Okay, now calm down, Gina, and let's be serious.

Gina said...

I don't see why I should be the one to calm down, seeing as I'm not the one squealing over the plural of moose (it's moose. Not that tricky or exciting) or the fact that I don't speak German (Apfelmarmeladenglasdeckel ring a bell for you?). I just hink it would be cool to read it in German, if I could read it.

Have you written anything new lately? I know I should write more... You need to start bugging me to write more, Bela (I know, what am I getting myself into? But the benefits will outweigh my continual annoyance at being nagged.)

Question: Do you find that your dreams are more vivid or memorable after a day spent reading a good book or writing than after a day spent watching TV or mindless YouTube videos?

Bela said...

NAG NAG.
NAG NAG NAG.

Shall I stop? But honestly, you really should write more often. Your writing style had clearly changed during the summer, and I really want to see how far it's come!

Well, that question is rather challenging...
I find that after watching TV and playing video games, one would start to lose bits and pieces of dreams. But with reading, dreams can be molded into something they once weren't, changed by the descriptions that one would remember from a book.

So, my answer is different than the options you have given me. I would have to say only writing, for it is through writing that dreams may be brought back into the mind and experienced with open eyes. Pun intended.

Gina said...

I'm going to email you one of my AP US History essays- let's see what you think of my writing style then!

Gina said...

So, Bela, what happened to that poem I asked to write? *peers sternly over glasses, then remembers that she doesn't have glasses*

WORD VERIFICATION: forably
Write a definition!

Bela said...

Forably - definition: saying horrible when rubbing your forehead.

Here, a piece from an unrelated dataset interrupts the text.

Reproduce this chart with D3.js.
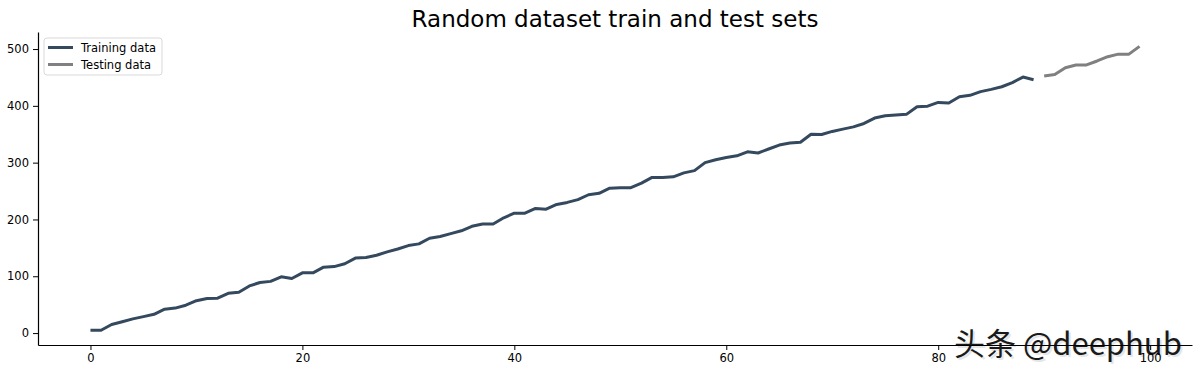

Uh...don't ask. Let's just go with...

***!!!GONG!!!***

I do not accept your challenge. He...he...no questions.

Only kidding...I've just been hitting a bit of a rough patch lately. I'm supposed to be studying for my big test tomorrow, but...

Uh, okay...send me your *gulps* essay.

Gina said...

Oh, it's okay, I understand. TESTS ARE MORE IMPORTANT THAN ME!!!







































































































































































*sob*

Bela said...

I'm sorry :(
No, it just counted for a lot of my grade...so I really had to focus.